Included in those memories was being front and center, literally, when University of Maryland great Renaldo Nehemiah established a new standard in the 110 hurdles. When the announcer calmly announced ‘Ladies and gentleman, you have just witnessed the fastest hurdles race in the history of track and field,’ you could have heard a pin drop in cavernous Memorial Stadium. It was mind-boggling for a youngster from North Dakota to have been a part of that.
A few years later I withdrew from the athletic training program and began working in the sports information office at the school - and I think I found my calling. I enjoy writing about sports, about the games, but even more enjoyable is writing about the athletes and coaches involved in the games, both past and present.
Rio also coached perhaps the greatest athlete in state history in Cliff Cushman. The high school athlete of the year in 1956, Cushman went on to a brilliant career in track at the University of Kansas and won a silver medal in the 1960 Olympics in Rome. A fall during the Olympic Trials of 1964 ended his
hopes of an even greater finish.
Cushman’s letter to the Grand Forks Herald after that fall has long been an inspiration to me and
others. I consider his letter to be THE greatest thing I have ever read this side of the Bible.
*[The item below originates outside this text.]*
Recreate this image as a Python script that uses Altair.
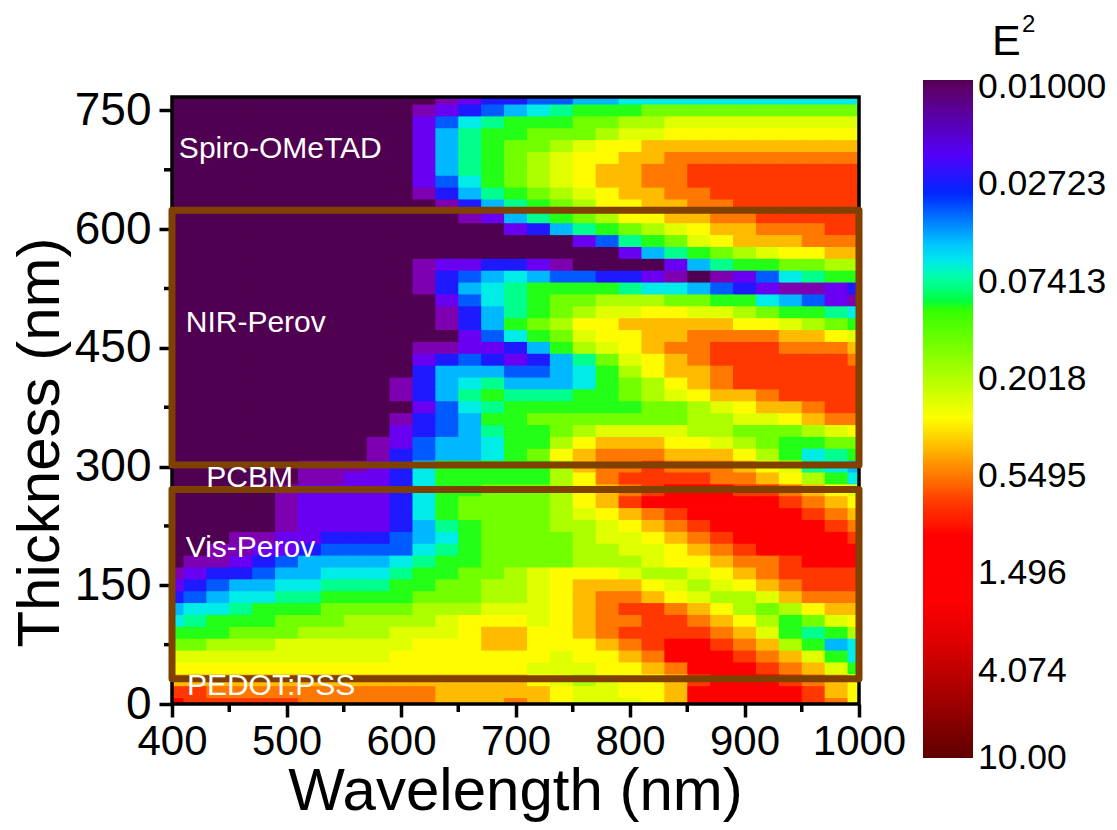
import altair as alt
import pandas as pd

FONT = "Liberation Sans"

wavelengths = list(range(400, 1001, 20))
thickness = list(range(765, -1, -15))

level_codes = "abcdefghijklmnopq"
level_values = [0.0093, 0.01243, 0.01774, 0.02634, 0.03486, 0.04802, 0.0611, 0.0759, 0.0944,
                0.1403, 0.1946, 0.2576, 0.311, 0.409, 0.542, 0.717, 1.15]

rows = [
    "aaaaaaaaaaaabcddeeffggggggggggg",
    "aaaaaaaaaaabcdefghiiijjjjjjjjjj",
    "aaaaaaaaaaaceghiiijjkklllllllll",
    "aaaaaaaaaaacfhiijjjkllmmmmmmmmm",
    "aaaaaaaaaaacfhijjklmmnnnnnnnnnn",
    "aaaaaaaaaaacfhijklmmnnooooooooo",
    "aaaaaaaaaaacfhijklmnnoopppppppp",
    "aaaaaaaaaaacegijklmnnoopppppppp",
    "aaaaaaaaaaabdfhijklmnnooppppppp",
    "aaaaaaaaaaaabdfhijkmmnnoopppppp",
    "aaaaaaaaaaaaabcfhijkmmnnooppppp",
    "aaaaaaaaaaaaaaacdfhijklmnnooopp",
    "aaaaaaaaaaaaaaaaaacehijlmnnnooo",
    "aaaaaaaaaaaaaaaaaaaacfhijklmmnn",
    "aaaaaaaaaaabccddcbaaaacfhiijjkk",
    "aaaaaaaaaaabdefgfeeddcbabceghii",
    "aaaaaaaaaaabdfghiiiihggfedcbbcd",
    "aaaaaaaaaaaaceghijjkkkjjiigfecb",
    "aaaaaaaaaaaabdfhijkllmmllkjiihg",
    "aaaaaaaaaaaabdfijkmmnnnnnmmlkji",
    "aaaaaaaaaaaaacegijlmmnnoooonnml",
    "aaaaaaaaaaabbccdfiklmnoopppooon",
    "aaaaaaaaaaacdedcdfhjlmnoppppppo",
    "aaaaaaaaaaadfffeefgikmnnopppppp",
    "aaaaaaaaaabdfghfffgijkmnopppppp",
    "aaaaaaaaaabdfhihhhiijklmnnopppp",
    "aaaaaaaaaaaceghiiiiiijjklmnnopp",
    "aaaaaaaaaabdefiijjjjjjjkkllmnoo",
    "aaaaaaaaaacdefhiijkllllkkjjjklm",
    "aaaaaaaaabceffgiikmnnnmmlkjiijj",
    "aaaaaaaaabdeffgijmnooonnnmkighi",
    "aaaaaabbbcdgiiiiiknoopooonmlhgf",
    "aaaaaabbccdgiiiiikmoppppoonmkig",
    "aaaaabccccdgiijjjkmnopqqqpponml",
    "aaaaabccccdgijjjjkmnpqqqqqqponm",
    "aaaaabccccdgijjjjklmnopqqqqqpon",
    "aaaaabccccdfhijjjkklmnopqqqqqpo",
    "aaabbccdddefgijjjjkllmnopqqqqqp",
    "aabbccdeeeeghijjjjkkllmnopqqqqq",
    "abbcdeffffghiijjjjkkklmmnoopqqq",
    "bcddeffggghiijjklmmmlkklmnopppp",
    "cdeffgghhhiijjkklmnnnmlklmnoppp",
    "defgghhiiiijjjkklmnoonmlkklnooo",
    "fgghiiijjjjkkklllmnopponmkjkmnn",
    "ghiiijjjkkkklmmmlmnoopponmkijlm",
    "iiijjjkkkklllmnnmmnopppponlihik",
    "jjkkkllllllmmmnnmmmnopqqponkifg",
    "llllllllllmmmmmmmlmmnoqqqponlig",
    "mmmmmmmmmmmmmmmmlllmmnoqqqponli",
    "nnnnnnnnnnnnnnnnmlklmmnpqqqponm",
    "ppoooooooooonnnnnmllmmnqqqqqpnm",
    "qpppppoooooonnnonmlllmnqqqqqpom",
]

color_stops = ["#500050", "#7d00b1", "#7300ed", "#3400ff", "#0023ff", "#007cff", "#00d4ff",
               "#0dffa1", "#28ff00", "#5dff00", "#93ff00", "#c8ff00", "#ffff00", "#ffbb00",
               "#ff7600", "#ff3000", "#ff0000", "#ff0000", "#ff0000", "#fb0000", "#dc0000",
               "#bd0000", "#9e0000", "#7f0000", "#600000"]

legend_ticks = [0.01, 0.02723, 0.07413, 0.2018, 0.5495, 1.496, 4.074, 10.0]

x_major = [400, 500, 600, 700, 800, 900, 1000]
x_minor = [450, 550, 650, 750, 850, 950]
y_major = [0, 150, 300, 450, 600, 750]
y_minor = [75, 225, 375, 525, 675]

box_bottom = [302, 32]
box_top = [624, 271]

label_text = ["Spiro-OMeTAD", "NIR-Perov", "PCBM", "Vis-Perov", "PEDOT:PSS"]
label_wl = [406, 412, 430, 412, 413]
label_t = [701, 481, 286, 197, 23]

lookup = dict(zip(level_codes, level_values))
records = []
for t, row in zip(thickness, rows):
    assert len(row) == 31, row
    for wl, code in zip(wavelengths, row):
        records.append({"x0": wl - 10, "x1": wl + 11, "y0": t - 8.5, "y1": t + 7.5,
                        "E2": lookup[code]})
cells = pd.DataFrame(records)

x_scale = alt.Scale(domain=[400, 1000], nice=False, zero=False)
y_scale = alt.Scale(domain=[0, 767], nice=False, zero=False)
c_scale = alt.Scale(type="log", domain=[10.02, 0.0093], range=color_stops[::-1])

x_axis = alt.Axis(title="Wavelength (nm)", values=x_major, format="d", grid=False, domain=False,
                  tickSize=13, tickWidth=3.5, tickColor="black", labelFontSize=42, labelFont=FONT,
                  labelColor="black", labelPadding=4, labelFlush=False, titleFont=FONT, titleFontSize=60,
                  titleFontWeight="normal", titleColor="black", titleX=343, titleY=105,
                  titleBaseline="alphabetic")
y_axis = alt.Axis(title="Thickness (nm)", values=y_major, format="d", grid=False, domain=False,
                  tickSize=13, tickWidth=3.5, tickColor="black", labelFontSize=46, labelFont=FONT,
                  labelColor="black", labelPadding=8, titleFont=FONT, titleFontSize=60,
                  titleFontWeight="normal", titleColor="black", titleX=-114, titleY=345,
                  titleBaseline="alphabetic")

legend = alt.Legend(title=None, type="gradient", orient="none", legendX=751, legendY=-17,
                    gradientLength=678, gradientThickness=50, values=legend_ticks,
                    labelFont=FONT, labelFontSize=35.5, labelColor="black", labelOffset=5,
                    labelOverlap=False,
                    labelExpr="format(datum.value,datum.value<0.1?'.5f':(datum.value<1?'.4f':(datum.value<10?'.3f':'.2f')))")

heat = alt.Chart(cells).mark_rect(clip=True).encode(
    x=alt.X("x0:Q", scale=x_scale, axis=x_axis),
    x2="x1:Q",
    y=alt.Y("y0:Q", scale=y_scale, axis=y_axis),
    y2="y1:Q",
    color=alt.Color("E2:Q", scale=c_scale, legend=legend),
)

frame_df = pd.DataFrame({"x0": [400], "x1": [1000], "y0": [0], "y1": [767]})
frame = alt.Chart(frame_df).mark_rect(fillOpacity=0, stroke="black", strokeWidth=3.5).encode(
    x=alt.X("x0:Q", scale=x_scale), x2="x1:Q", y=alt.Y("y0:Q", scale=y_scale), y2="y1:Q")

boxes_df = pd.DataFrame({"x0": [400, 400], "x1": [1000, 1000], "y0": box_bottom, "y1": box_top})
boxes = alt.Chart(boxes_df).mark_rect(fillOpacity=0, stroke="#7f4000", strokeWidth=7,
                                      strokeJoin="round").encode(
    x=alt.X("x0:Q", scale=x_scale), x2="x1:Q", y=alt.Y("y0:Q", scale=y_scale), y2="y1:Q")

labels_df = pd.DataFrame({"wl": label_wl, "t": label_t, "s": label_text})
labels = alt.Chart(labels_df).mark_text(align="left", baseline="middle", font=FONT, fontSize=30,
                                        color="white").encode(
    x=alt.X("wl:Q", scale=x_scale), y=alt.Y("t:Q", scale=y_scale), text="s:N")

xm = alt.Chart(pd.DataFrame({"v": x_minor})).mark_rule(color="black", strokeWidth=3.5).encode(
    x=alt.X("v:Q", scale=x_scale), y=alt.value(607), y2=alt.value(615))
ym = alt.Chart(pd.DataFrame({"v": y_minor})).mark_rule(color="black", strokeWidth=3.5).encode(
    y=alt.Y("v:Q", scale=y_scale), x=alt.value(-8), x2=alt.value(0))

e_title = alt.Chart(pd.DataFrame({"s": ["E"]})).mark_text(
    align="left", baseline="alphabetic", font=FONT, fontSize=43, color="black").encode(
    x=alt.value(820), y=alt.value(-42), text="s:N")
e_sup = alt.Chart(pd.DataFrame({"s": ["2"]})).mark_text(
    align="left", baseline="alphabetic", font=FONT, fontSize=24, color="black").encode(
    x=alt.value(850), y=alt.value(-65), text="s:N")

chart = alt.layer(heat, frame, xm, ym, boxes, labels, e_title, e_sup).properties(
    width=687, height=607,
    autosize=alt.AutoSizeParams(type="none"),
    padding={"left": 164, "top": 89, "right": 250, "bottom": 118},
    background="white",
).configure_view(stroke=None)

chart.save("out.html", embed_options={"renderer": "svg", "actions": False})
Cushman's
absence from the Roughrider Hall of Fame in the Capital building in Bismarck is a gross travesty.
Or, let’s take a look at the watershed moment in NCAA basketball when Michigan State got past Indiana State in the 1979 national championship game one year before Magic Johnson and Larry Bird
set out to make themselves legends in the NBA.
Did you know that the final poll of that 1979 had Michigan State ranked No. 3 - coached by Jud Heathcote, who was born and raised in Harvey, N.D.? More impressive is that LSU, coached by Dale Brown, from Minot, was ranked No. 9, and Iowa, coached by Mayville native Lute Olson, was No. 20.
Grasp that, if you can - three schools in the Top 20, coached by North Dakotans - what a tribute to the talent and character out state produces.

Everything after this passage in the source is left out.